■ Written instruction: Leave out the images; return the rest of the data exactly.

_ _ _ _

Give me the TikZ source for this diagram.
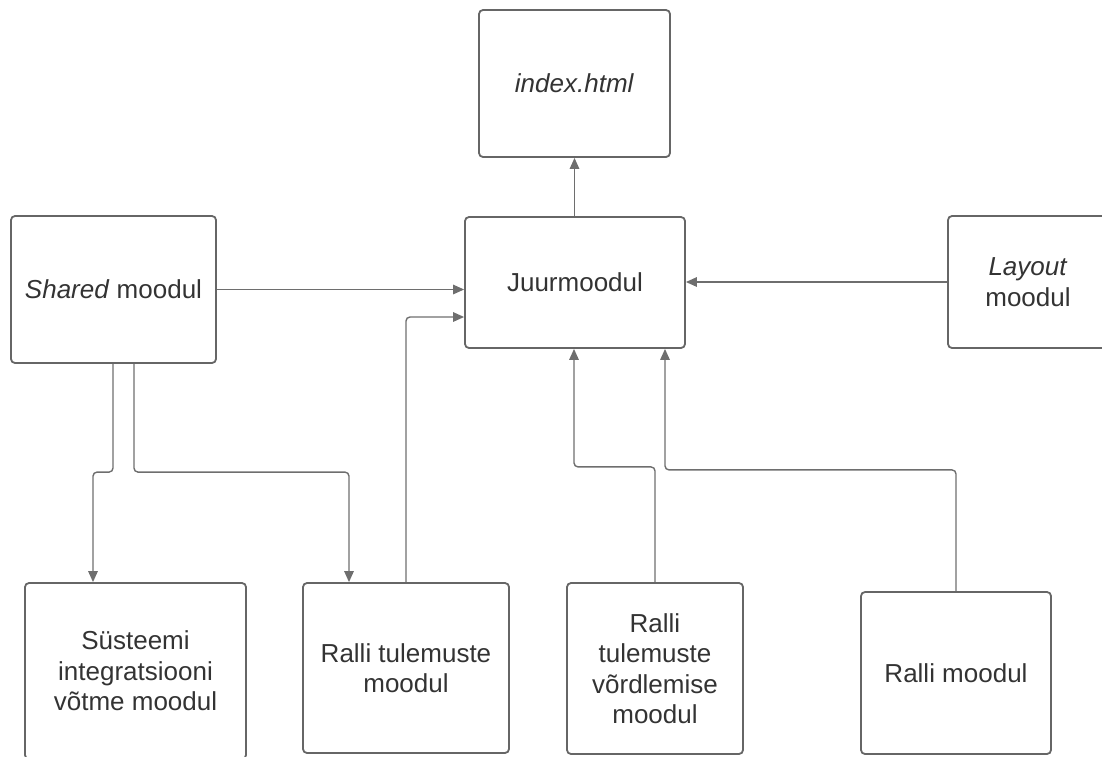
\documentclass[tikz,border=0pt]{standalone}
\usepackage{fontspec}
\setmainfont{Liberation Sans}
\usetikzlibrary{shapes, arrows.meta}
\definecolor{boxgray}{HTML}{666666}
\definecolor{linegray}{HTML}{6E6E6E}
\definecolor{textgray}{HTML}{333333}
\tikzstyle{block} = [rectangle, draw=boxgray, line width=1.8pt, rounded corners=4pt,
text=textgray, align=center, inner sep=0pt, font=\fontsize{26}{30.5}\selectfont]
\tikzstyle{line} = [draw=linegray, line width=1.4pt, rounded corners=4pt, -{Triangle[length=11pt,width=9.5pt]}]

\begin{document}
\begin{tikzpicture}[x=1pt, y=-1pt]
	\clip (0,0) rectangle (1102,756);
	
	% Place nodes
	\node [block, minimum width=191pt, minimum height=147pt] (Index)   at (574.5,83.5) {\textit{index.html}};
	\node [block, minimum width=220pt, minimum height=131pt] (Juur)    at (575,282.5)  {Juurmoodul};
	\node [block, minimum width=205pt, minimum height=147pt] (Shared)  at (113.5,289.5) {\textit{Shared} moodul};
	\node [block, minimum width=160pt, minimum height=132pt] (Layout)  at (1028,282)   {\textit{Layout}\\moodul};
	\node [block, minimum width=221pt, minimum height=176pt] (Systeem) at (135.5,671)  {Süsteemi\\integratsiooni\\võtme moodul};
	\node [block, minimum width=206pt, minimum height=170pt] (RT)      at (406,668)    {Ralli tulemuste\\moodul};
	\node [block, minimum width=176pt, minimum height=171pt] (RTV)     at (655,668.5)  {Ralli\\tulemuste\\võrdlemise\\moodul};
	\node [block, minimum width=190pt, minimum height=162pt] (Ralli)   at (956,673)    {Ralli moodul};
	
	%Draw edges
	\path [line] ([xshift=-0.5pt]Juur.north) -- ([xshift=-0.5pt]Juur.north |- Index.south);
	\path [line] (Shared.east) -- (Shared.east -| Juur.west);
	\path [line] (Layout.west) -- (Layout.west -| Juur.east);
	\path [line] (RT.north) |- ([yshift=-34.5pt]Juur.west);
	\path [line] ([xshift=-0.5pt]Shared.south) |- ([xshift=-42.5pt,yshift=110pt]Systeem.north) -- ([xshift=-42.5pt]Systeem.north);
	\path [line] ([xshift=20.5pt]Shared.south) |- ([xshift=-57pt,yshift=110pt]RT.north) -- ([xshift=-57pt]RT.north);
	\path [line] (RTV.north) |- ([xshift=-1pt,yshift=-118pt]Juur.south) -- ([xshift=-1pt]Juur.south);
	\path [line] (Ralli.north) |- ([xshift=90pt,yshift=-121pt]Juur.south) -- ([xshift=90pt]Juur.south);
	
\end{tikzpicture}
\end{document}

_ _ _ _

■ Answer to the problem:
Give me the TikZ source for this diagram.
\documentclass[tikz,border=0pt]{standalone}
\usepackage{fontspec}
\setmainfont{Liberation Sans}
\usetikzlibrary{shapes, arrows.meta}
\definecolor{boxgray}{HTML}{666666}
\definecolor{linegray}{HTML}{6E6E6E}
\definecolor{textgray}{HTML}{333333}
\tikzstyle{block} = [rectangle, draw=boxgray, line width=1.8pt, rounded corners=4pt,
text=textgray, align=center, inner sep=0pt, font=\fontsize{26}{30.5}\selectfont]
\tikzstyle{line} = [draw=linegray, line width=1.4pt, rounded corners=4pt, -{Triangle[length=11pt,width=9.5pt]}]

\begin{document}
\begin{tikzpicture}[x=1pt, y=-1pt]
	\clip (0,0) rectangle (1102,756);
	
	% Place nodes
	\node [block, minimum width=191pt, minimum height=147pt] (Index)   at (574.5,83.5) {\textit{index.html}};
	\node [block, minimum width=220pt, minimum height=131pt] (Juur)    at (575,282.5)  {Juurmoodul};
	\node [block, minimum width=205pt, minimum height=147pt] (Shared)  at (113.5,289.5) {\textit{Shared} moodul};
	\node [block, minimum width=160pt, minimum height=132pt] (Layout)  at (1028,282)   {\textit{Layout}\\moodul};
	\node [block, minimum width=221pt, minimum height=176pt] (Systeem) at (135.5,671)  {Süsteemi\\integratsiooni\\võtme moodul};
	\node [block, minimum width=206pt, minimum height=170pt] (RT)      at (406,668)    {Ralli tulemuste\\moodul};
	\node [block, minimum width=176pt, minimum height=171pt] (RTV)     at (655,668.5)  {Ralli\\tulemuste\\võrdlemise\\moodul};
	\node [block, minimum width=190pt, minimum height=162pt] (Ralli)   at (956,673)    {Ralli moodul};
	
	%Draw edges
	\path [line] ([xshift=-0.5pt]Juur.north) -- ([xshift=-0.5pt]Juur.north |- Index.south);
	\path [line] (Shared.east) -- (Shared.east -| Juur.west);
	\path [line] (Layout.west) -- (Layout.west -| Juur.east);
	\path [line] (RT.north) |- ([yshift=-34.5pt]Juur.west);
	\path [line] ([xshift=-0.5pt]Shared.south) |- ([xshift=-42.5pt,yshift=110pt]Systeem.north) -- ([xshift=-42.5pt]Systeem.north);
	\path [line] ([xshift=20.5pt]Shared.south) |- ([xshift=-57pt,yshift=110pt]RT.north) -- ([xshift=-57pt]RT.north);
	\path [line] (RTV.north) |- ([xshift=-1pt,yshift=-118pt]Juur.south) -- ([xshift=-1pt]Juur.south);
	\path [line] (Ralli.north) |- ([xshift=90pt,yshift=-121pt]Juur.south) -- ([xshift=90pt]Juur.south);
	
\end{tikzpicture}
\end{document}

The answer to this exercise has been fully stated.